Why Storage Design Matters More Than the Database Logo
Time-series workloads look deceptively simple: each data point is just a timestamp, an identity, and one or more measurements. At scale, however, the repetition of those identities—and how you store them—dominates both storage cost and query performance. Every time-series database, whether built on PostgreSQL, a custom engine, or a columnar format, must answer the same questions: How are rows laid out? When and how is data compressed? How is data partitioned over time and series? These architectural choices determine how many bytes each row consumes, how much work queries must do, and how efficiently old data can be expired. Experiments with relational tables and columnar formats show that thoughtful layout and compression can yield large storage cost reduction and measurable query performance optimization, even before changing databases. In other words, the physical storage model often matters more than the specific time-series database brand.

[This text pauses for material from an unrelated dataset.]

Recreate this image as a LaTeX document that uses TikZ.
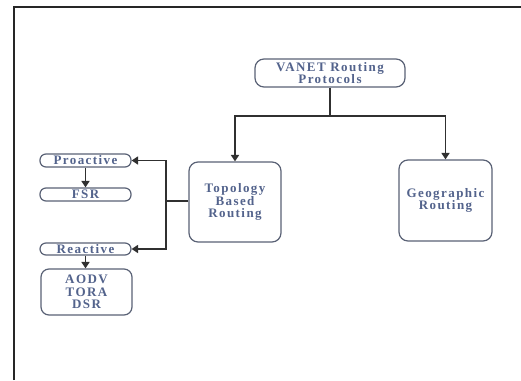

Row Layout: Flat vs. Normalized Series Identity
Row layout is the first lever for time-series database storage efficiency. A flat table repeats every dimension—device, location, region—on every row. This is easy to query, but wastes space and inflates indexes because text dimensions are multiplied by the total row count. A normalized design splits identity into a separate metadata table and stores a compact series_id in the main measurements table. In a PostgreSQL experiment with one thousand series and 2.8 million rows, this normalization reduced storage by about forty-two percent without hurting query latency. Warm-cache range reads performed equivalently, while hourly aggregates were faster on the normalized layout because smaller rows improved scan efficiency. The catch is cardinality: normalization shines when many rows share the same dimensions. If you include high-cardinality tags like request IDs in series identity, N_series approaches N_rows and the deduplication benefit disappears, driving up both storage and indexing overhead.
Designing Series Identity and Tags for Query Performance
Choosing what belongs in series identity versus metrics directly affects query performance optimization and storage behavior. Dimensions—or tags—are the attributes you filter and group by, such as device_id or location. Metrics are the values you aggregate, like temperature or CPU usage. Stable identifiers belong in dimensions, because they repeat across many rows and benefit from normalization. High-cardinality values such as request_id, session tokens, hashes, or random values should generally stay out of series identity; otherwise, the number of unique series explodes, harming both write throughput and query efficiency. Some systems store dimensions as flexible JSON to avoid frequent schema migrations while tags evolve. This pattern supports agile development, but it requires disciplined indexing to avoid index sprawl and type drift. The core principle is to align identity design with real query patterns: keep frequently filtered, stable attributes in dimensions, and treat event-unique IDs as payload, not as part of the series key.
Compression Timing and Downsampling for Storage Cost Reduction
Data compression strategies and timing are just as important as row layout for storage cost reduction. Time-series workloads often write data at high frequency but read it in aggregates over longer windows. Compressing data after ingest—whether via columnar formats like Parquet or via database-native compression—reduces disk footprint and improves scan performance by shrinking I/O. Downsampling amplifies these gains. For example, reducing resolution from five-second intervals to one-hour aggregates cuts row counts by a factor of 720. You can keep full-resolution data only for recent periods where detailed troubleshooting matters, while serving historical analytics from pre-aggregated rollups. This layered approach transforms raw events into compact, query-friendly structures, minimizing both storage and CPU cost. The key is to define retention and compression policies that match how your users query data, ensuring you compress and aggregate at the point where fine-grained detail no longer adds analytical value.
Partitioning on Time and Series for Efficient Analytics
Partitioning strategy shapes how queries traverse your data. Time partitioning—splitting tables or files by time windows—enables constant-time data expiry and allows query engines to prune entire partitions based on time filters. This keeps scans focused and simplifies lifecycle management. However, time-only partitioning creates a write hotspot on the current partition as all fresh measurements hit the same logical shard. Introducing a second axis, such as series identity, distributes writes across partitions and narrows the range each query must scan. For analytics workloads, this dual-axis layout means time filters prune partitions, while series filters or series_id ranges limit work within each partition. Combined with normalized identities and columnar compression, partitioning ensures that queries touch the minimum necessary data. Ultimately, these design decisions—how you layout rows, compress data, and partition tables—drive the real-world cost and performance of your time-series database storage more than switching products ever will.